Methods: Fifty-two tumors in 25 patients were evaluated on (18)F-FDG PET/CT scans. Maximum SUVs (SUV(bw) max) and CT size measurements were determined for each tumor independently on pre- and posttreatment scans by 8 different readers (4 PET, 4 CT) using routine nonautomated clinical methods. Percentage changes in SUV(bw) max and CT size between pre- and posttreatment scans were calculated. Interobserver reproducibility of SUV(bw) max, CT size, and changes in these values were described by intraclass correlation coefficients (ICCs) and estimates of variance.
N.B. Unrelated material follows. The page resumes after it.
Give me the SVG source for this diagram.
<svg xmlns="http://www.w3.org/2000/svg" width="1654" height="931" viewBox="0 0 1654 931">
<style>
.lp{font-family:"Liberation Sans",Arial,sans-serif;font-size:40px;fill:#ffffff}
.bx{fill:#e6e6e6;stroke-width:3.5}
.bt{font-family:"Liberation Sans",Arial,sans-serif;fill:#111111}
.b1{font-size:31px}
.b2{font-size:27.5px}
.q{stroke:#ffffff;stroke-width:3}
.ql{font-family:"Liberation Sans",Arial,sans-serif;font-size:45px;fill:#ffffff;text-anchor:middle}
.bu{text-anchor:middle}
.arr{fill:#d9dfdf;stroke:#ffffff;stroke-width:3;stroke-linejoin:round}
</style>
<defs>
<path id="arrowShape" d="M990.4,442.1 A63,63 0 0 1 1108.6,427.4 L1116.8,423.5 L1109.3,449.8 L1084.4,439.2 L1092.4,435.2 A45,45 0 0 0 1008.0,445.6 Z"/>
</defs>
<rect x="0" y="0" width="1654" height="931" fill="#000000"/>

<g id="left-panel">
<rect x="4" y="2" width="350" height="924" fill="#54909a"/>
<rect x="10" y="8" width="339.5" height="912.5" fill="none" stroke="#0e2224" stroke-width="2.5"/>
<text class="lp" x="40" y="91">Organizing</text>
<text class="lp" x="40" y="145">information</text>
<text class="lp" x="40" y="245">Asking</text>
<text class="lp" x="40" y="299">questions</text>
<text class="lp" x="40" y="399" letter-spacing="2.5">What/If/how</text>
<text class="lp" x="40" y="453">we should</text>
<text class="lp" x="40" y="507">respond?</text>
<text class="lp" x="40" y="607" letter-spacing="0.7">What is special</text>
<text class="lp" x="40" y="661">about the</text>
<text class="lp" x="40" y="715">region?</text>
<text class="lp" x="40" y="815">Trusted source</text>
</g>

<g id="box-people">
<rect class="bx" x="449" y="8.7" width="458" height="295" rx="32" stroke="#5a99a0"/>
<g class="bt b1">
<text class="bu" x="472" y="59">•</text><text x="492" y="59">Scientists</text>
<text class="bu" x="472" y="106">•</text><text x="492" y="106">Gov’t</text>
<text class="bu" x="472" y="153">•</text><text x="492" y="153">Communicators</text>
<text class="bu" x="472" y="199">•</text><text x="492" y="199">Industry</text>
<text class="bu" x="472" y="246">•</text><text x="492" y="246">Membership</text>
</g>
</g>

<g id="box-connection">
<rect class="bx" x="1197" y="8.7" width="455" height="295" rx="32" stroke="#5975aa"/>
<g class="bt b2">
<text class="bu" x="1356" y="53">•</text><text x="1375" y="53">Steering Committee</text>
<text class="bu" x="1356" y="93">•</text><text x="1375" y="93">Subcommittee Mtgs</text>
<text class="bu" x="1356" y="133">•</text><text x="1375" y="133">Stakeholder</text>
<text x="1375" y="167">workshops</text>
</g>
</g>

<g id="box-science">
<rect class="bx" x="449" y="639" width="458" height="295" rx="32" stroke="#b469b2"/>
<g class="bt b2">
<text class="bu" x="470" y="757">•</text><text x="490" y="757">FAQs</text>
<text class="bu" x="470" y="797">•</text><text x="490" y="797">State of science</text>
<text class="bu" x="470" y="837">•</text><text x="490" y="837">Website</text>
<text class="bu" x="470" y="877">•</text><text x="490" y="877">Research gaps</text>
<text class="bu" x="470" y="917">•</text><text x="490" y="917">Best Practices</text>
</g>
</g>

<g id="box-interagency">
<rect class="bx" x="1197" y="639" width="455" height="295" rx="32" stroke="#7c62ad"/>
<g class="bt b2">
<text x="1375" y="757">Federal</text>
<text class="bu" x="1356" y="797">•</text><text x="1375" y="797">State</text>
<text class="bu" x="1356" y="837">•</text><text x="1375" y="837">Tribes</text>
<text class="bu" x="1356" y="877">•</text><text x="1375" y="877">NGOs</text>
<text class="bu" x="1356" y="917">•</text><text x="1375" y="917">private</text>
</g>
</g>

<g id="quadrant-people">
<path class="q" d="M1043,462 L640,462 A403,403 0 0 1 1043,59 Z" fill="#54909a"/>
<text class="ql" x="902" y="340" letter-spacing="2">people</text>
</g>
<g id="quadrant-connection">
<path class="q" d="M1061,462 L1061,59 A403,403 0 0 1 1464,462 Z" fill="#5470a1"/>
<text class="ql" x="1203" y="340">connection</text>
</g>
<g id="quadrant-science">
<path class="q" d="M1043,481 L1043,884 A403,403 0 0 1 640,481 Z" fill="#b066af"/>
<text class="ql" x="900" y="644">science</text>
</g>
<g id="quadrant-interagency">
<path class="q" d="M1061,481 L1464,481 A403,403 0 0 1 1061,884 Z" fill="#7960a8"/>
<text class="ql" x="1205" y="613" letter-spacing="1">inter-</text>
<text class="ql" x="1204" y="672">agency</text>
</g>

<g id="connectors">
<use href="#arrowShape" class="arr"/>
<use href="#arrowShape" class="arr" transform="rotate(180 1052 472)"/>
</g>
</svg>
Results: The ICC was higher for the pretreatment, posttreatment, and percentage change in SUV(bw) max than the ICC for the longest CT size and the 2-dimensional CT size (before treatment, 0.93, 0.72, and 0.61, respectively; after treatment, 0.91, 0.85, and 0.45, respectively; and percentage change, 0.94, 0.70, and 0.33, respectively). The variability of SUV(bw) max was significantly lower than the variability of the longest CT size and the 2-dimensional CT size (mean +/- SD before treatment, 6.3% +/- 14.2%, 16.2% +/- 17.8%, and 27.5% +/- 26.7%, respectively, P < or = 0.001; and after treatment, 18.4% +/- 26.8%, 35.1% +/- 47.5%, and 50.9% +/- 51.4%, respectively, P < or = 0.02). The variability of percentage change in SUV(bw) max (16.7% +/- 36.2%) was significantly lower than that for percentage change in the longest CT size (156.3% +/- 157.3%, P < or = 0.0001) and the 2-dimensional CT size (178.4% +/- 546.5%, P < 0.0001).
Conclusion: The interobserver reproducibility of SUV(bw) max for both untreated and treated tumors and percentage change in SUV(bw) max are substantially higher than measurements of CT size and percentage change in CT size. Measurements of tumor metabolism by PET should be included in trials to assess response to therapy. Although PET reproducibility was high, the variability observed in analyses of identical image sets by 4 readers indicates that automated analytic tools to assess response might be helpful to further enhance reproducibility.